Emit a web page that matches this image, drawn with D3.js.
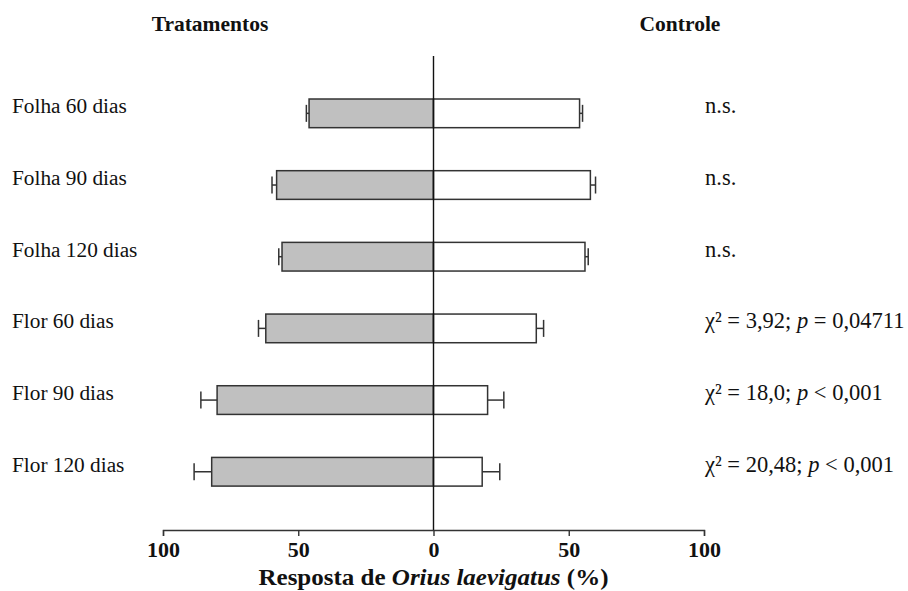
<!DOCTYPE html>
<html>
<head>
<meta charset="utf-8">
<script src="https://cdn.jsdelivr.net/npm/d3@7/dist/d3.min.js"></script>
<style>
  html, body { margin: 0; padding: 0; background: #fff; }
  svg { display: block; font-family: "Liberation Serif", "Times New Roman", Times, serif; }
</style>
</head>
<body>
<svg id="chart" width="908" height="591"></svg>
<script>
// Response of Orius laevigatus (%) to treated plants vs. control
const categories = ["Folha 60 dias", "Folha 90 dias", "Folha 120 dias", "Flor 60 dias", "Flor 90 dias", "Flor 120 dias"];
const tratamento = [46, 58, 56, 62, 80, 82];
const tratamentoErr = [1.0, 1.7, 1.2, 2.7, 6.0, 6.5];
const controle = [54, 58, 56, 38, 20, 18];
const controleErr = [1.1, 1.9, 1.2, 2.7, 6.0, 6.5];
// test result per row: chi-square, p operator, p value (null = n.s.)
const chi2 = [null, null, null, "3,92", "18,0", "20,48"];
const pOp = [null, null, null, "=", "<", "<"];
const pVal = [null, null, null, "0,04711", "0,001", "0,001"];
const tickValues = [-100, -50, 0, 50, 100];

const FONT = "Liberation Serif, Times New Roman, Times, serif";
const svg = d3.select("#chart");

const x = d3.scaleLinear().domain([-100, 100]).range([163, 704]);
const y = d3.scaleBand().domain(categories).range([77.5, 507.6])
  .paddingInner(0.6).paddingOuter(0.3);

const rows = categories.map((c, i) => ({
  cat: c, t: tratamento[i], te: tratamentoErr[i], c: controle[i], ce: controleErr[i],
  chi: chi2[i], op: pOp[i], p: pVal[i]
}));

const barStroke = "#333";
const capH = 17;

const g = svg.append("g");
rows.forEach(d => {
  const y0 = y(d.cat), bh = y.bandwidth(), yc = y0 + bh / 2;
  // treatment (left, grey)
  g.append("rect")
    .attr("x", x(-d.t)).attr("y", y0)
    .attr("width", x(0) - x(-d.t)).attr("height", bh)
    .attr("fill", "#c0c0c0").attr("stroke", barStroke).attr("stroke-width", 1.5);
  // control (right, white)
  g.append("rect")
    .attr("x", x(0)).attr("y", y0)
    .attr("width", x(d.c) - x(0)).attr("height", bh)
    .attr("fill", "#fff").attr("stroke", barStroke).attr("stroke-width", 1.5);
  // error bars
  [[-d.t, -(d.t + d.te)], [d.c, d.c + d.ce]].forEach(([a, b]) => {
    g.append("line").attr("x1", x(a)).attr("x2", x(b)).attr("y1", yc).attr("y2", yc)
      .attr("stroke", barStroke).attr("stroke-width", 1.5);
    g.append("line").attr("x1", x(b)).attr("x2", x(b)).attr("y1", yc - capH / 2).attr("y2", yc + capH / 2)
      .attr("stroke", barStroke).attr("stroke-width", 1.5);
  });
  // category label
  svg.append("text").attr("x", 12).attr("y", yc)
    .attr("font-size", 21.3).attr("fill", "#111").text(d.cat);
  // statistics
  const st = svg.append("text").attr("x", 705).attr("y", yc)
    .attr("font-size", 22.5).attr("fill", "#111");
  if (d.chi === null) {
    st.text("n.s.");
  } else {
    st.append("tspan").text("χ² = " + d.chi + "; ");
    st.append("tspan").attr("font-style", "italic").text("p");
    st.append("tspan").text(" " + d.op + " " + d.p);
  }
});

// centre line
svg.append("line").attr("x1", x(0)).attr("x2", x(0)).attr("y1", 56).attr("y2", 530)
  .attr("stroke", "#111").attr("stroke-width", 1.4);

// bottom axis
const axis = svg.append("g").attr("transform", "translate(0,530)")
  .call(d3.axisBottom(x).tickValues(tickValues).tickFormat(v => Math.abs(v))
    .tickSizeOuter(0).tickSize(6).tickPadding(7));
axis.select(".domain").attr("stroke", "#333").attr("stroke-width", 1.4);
axis.selectAll(".tick line").attr("stroke", "#333").attr("stroke-width", 1.4);
axis.selectAll(".tick text")
  .attr("font-family", FONT)
  .attr("font-size", 20).attr("font-weight", "bold").attr("fill", "#111")
  .attr("textLength", v => Math.abs(v) === 100 ? 33 : (v === 0 ? 11 : 22))
  .attr("lengthAdjust", "spacingAndGlyphs");

// axis title
const title = svg.append("text").attr("x", x(0)).attr("y", 585).attr("text-anchor", "middle")
  .attr("font-size", 22.5).attr("font-weight", "bold").attr("fill", "#111")
  .attr("textLength", 350).attr("lengthAdjust", "spacingAndGlyphs");
title.append("tspan").text("Resposta de ");
title.append("tspan").attr("font-style", "italic").text("Orius laevigatus");
title.append("tspan").text("  (%)");

// group headers
svg.append("text").attr("x", 210).attr("y", 31).attr("text-anchor", "middle")
  .attr("font-size", 21.5).attr("font-weight", "bold").attr("fill", "#111").text("Tratamentos");
svg.append("text").attr("x", 680).attr("y", 31).attr("text-anchor", "middle")
  .attr("font-size", 21.5).attr("font-weight", "bold").attr("fill", "#111").text("Controle");
</script>
</body>
</html>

▶ **DIRECTIVE**: Only lines belong in the copy: transcribe those from the start of the data through the line that contains "const capH = 17;", and skip the pictures.

▶ **RIGHT ANSWER**:
Emit a web page that matches this image, drawn with D3.js.
<!DOCTYPE html>
<html>
<head>
<meta charset="utf-8">
<script src="https://cdn.jsdelivr.net/npm/d3@7/dist/d3.min.js"></script>
<style>
  html, body { margin: 0; padding: 0; background: #fff; }
  svg { display: block; font-family: "Liberation Serif", "Times New Roman", Times, serif; }
</style>
</head>
<body>
<svg id="chart" width="908" height="591"></svg>
<script>
// Response of Orius laevigatus (%) to treated plants vs. control
const categories = ["Folha 60 dias", "Folha 90 dias", "Folha 120 dias", "Flor 60 dias", "Flor 90 dias", "Flor 120 dias"];
const tratamento = [46, 58, 56, 62, 80, 82];
const tratamentoErr = [1.0, 1.7, 1.2, 2.7, 6.0, 6.5];
const controle = [54, 58, 56, 38, 20, 18];
const controleErr = [1.1, 1.9, 1.2, 2.7, 6.0, 6.5];
// test result per row: chi-square, p operator, p value (null = n.s.)
const chi2 = [null, null, null, "3,92", "18,0", "20,48"];
const pOp = [null, null, null, "=", "<", "<"];
const pVal = [null, null, null, "0,04711", "0,001", "0,001"];
const tickValues = [-100, -50, 0, 50, 100];

const FONT = "Liberation Serif, Times New Roman, Times, serif";
const svg = d3.select("#chart");

const x = d3.scaleLinear().domain([-100, 100]).range([163, 704]);
const y = d3.scaleBand().domain(categories).range([77.5, 507.6])
  .paddingInner(0.6).paddingOuter(0.3);

const rows = categories.map((c, i) => ({
  cat: c, t: tratamento[i], te: tratamentoErr[i], c: controle[i], ce: controleErr[i],
  chi: chi2[i], op: pOp[i], p: pVal[i]
}));

const barStroke = "#333";
const capH = 17;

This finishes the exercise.